CO and CH4 atmospheric trends from dense multi-point forest fires around the city of Chongqing using spaceborne spectrometer data

Abstract

Forest fires greatly impact the global terrestrial ecology and atmospheric environment. It is important to improve fire prediction mechanisms and track fire trends. This study evaluates using spaceborne spectrometers (Sentinel-5P TROPOMI and Aqua AIRS) to track atmospheric CO and CH4 changes caused by more than a dozen forest fires around the main urban area of Chongqing, China. These forest fires consisted of dense, multi-point, small-scale outbreaks over a short period (August 17–26, 2022). All the fires were near human living areas, leading to relatively complex atmospheric trends. We obtained the spatial distribution of CO and CH4 and analysed the forest fires' exact occurrence and quenching time at each fire location. Concentration gradients of the CO column are consistent with the rise and fall of the fires observed at all fire points.
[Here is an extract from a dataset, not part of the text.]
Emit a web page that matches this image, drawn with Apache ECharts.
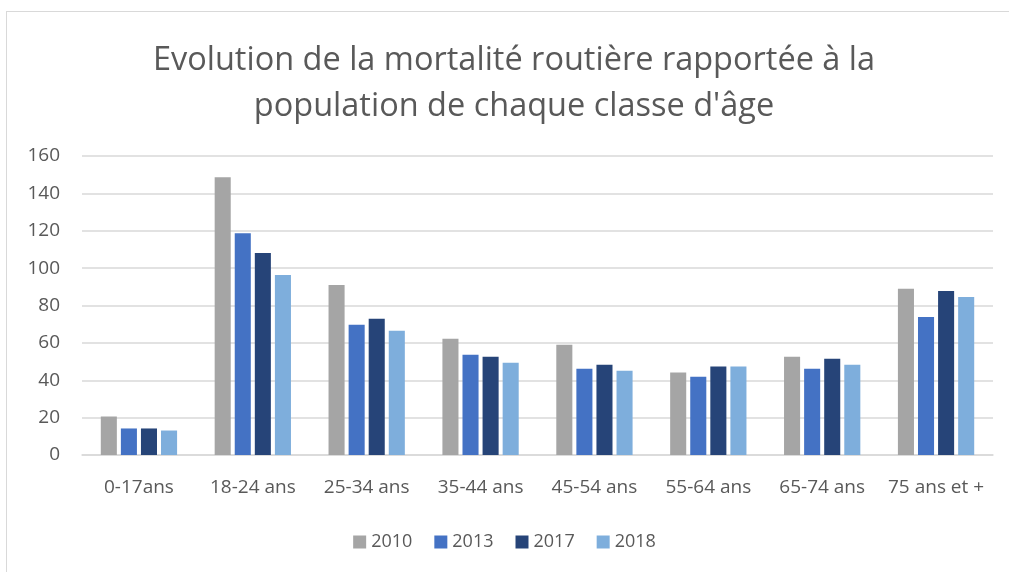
<!DOCTYPE html>
<html>
<head>
<meta charset="utf-8">
<script src="https://cdn.jsdelivr.net/npm/echarts@6/dist/echarts.min.js"></script>
<style>
  html, body { margin: 0; padding: 0; background: #fff; overflow: hidden; }
  #frame { position: absolute; left: 6px; top: 11px; width: 1020px; height: 600px; border: 1px solid #d9d9d9; }
  #chart { position: absolute; left: 0; top: 0; width: 1009px; height: 572px; }
</style>
</head>
<body>
<div id="frame"></div>
<div id="chart"></div>
<script>
const categories = ['0-17ans', '18-24 ans', '25-34 ans', '35-44 ans', '45-54 ans', '55-64 ans', '65-74 ans', '75 ans et +']
const years = ['2010', '2013', '2017', '2018']
const v2010 = [20.6, 148.6, 91.0, 62.2, 59.0, 44.1, 52.6, 88.9]
const v2013 = [14.2, 118.7, 69.7, 53.7, 46.2, 41.9, 46.2, 73.9]
const v2017 = [14.2, 108.1, 72.9, 52.6, 48.3, 47.3, 51.5, 87.8]
const v2018 = [13.1, 96.3, 66.5, 49.4, 45.1, 47.3, 48.3, 84.6]
const colors = ['#a5a5a5', '#4472c4', '#264478', '#7eaedc']

const font = '"Open Sans", sans-serif'
let myChart = echarts.init(document.getElementById('chart'))

const seriesData = [v2010, v2013, v2017, v2018]
const options = {
  animation: false,
  color: colors,
  title: {
    text: 'Evolution de la mortalité routière rapportée à la\npopulation de chaque classe d\'âge',
    left: 509,
    top: 33,
    textAlign: 'center',
    textStyle: {
      fontFamily: font,
      fontSize: 32.5,
      fontWeight: 'normal',
      color: '#595959',
      lineHeight: 46
    }
  },
  legend: {
    data: years,
    top: 528,
    left: 'center',
    itemWidth: 13,
    itemHeight: 13,
    itemGap: 22,
    icon: 'rect',
    textStyle: { fontFamily: font, fontSize: 18, color: '#595959' }
  },
  grid: {
    left: 82,
    right: 16,
    top: 156,
    bottom: 117
  },
  xAxis: {
    type: 'category',
    data: categories,
    axisTick: { show: false },
    axisLine: { lineStyle: { color: '#d9d9d9', width: 1.5 } },
    axisLabel: { interval: 0, fontFamily: font, fontSize: 19, color: '#595959', margin: 23 }
  },
  yAxis: {
    type: 'value',
    min: 0,
    max: 160,
    interval: 20,
    axisLine: { show: false },
    axisTick: { show: false },
    splitLine: { lineStyle: { color: '#d9d9d9', width: 1.5 } },
    axisLabel: { fontFamily: font, fontSize: 19, color: '#595959', margin: 22 }
  },
  series: years.map((y, i) => ({
    name: y,
    type: 'bar',
    data: seriesData[i],
    barGap: '25%',
    barCategoryGap: '33%'
  }))
}
myChart.setOption(options)
</script>
</body>
</html>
Large CO plumes from different fire locations observed on August 21, and 22 have concentrations exceeding 0.07 molecules/m2. The average CO concentration data at nine ignition points are summed to reflect the temporal trend of CO in the atmosphere over the entire region. The CO2 column range estimated from the CO column was 0.16–0.63 molecules/m2 on August 22. We also tracked and analysed the atmospheric trend of methane concentration during the fire. Consequently, based on satellite data, tracking the temporal trends of CO and CH4 in the atmosphere caused by dense forest fires in a complex environment is feasible.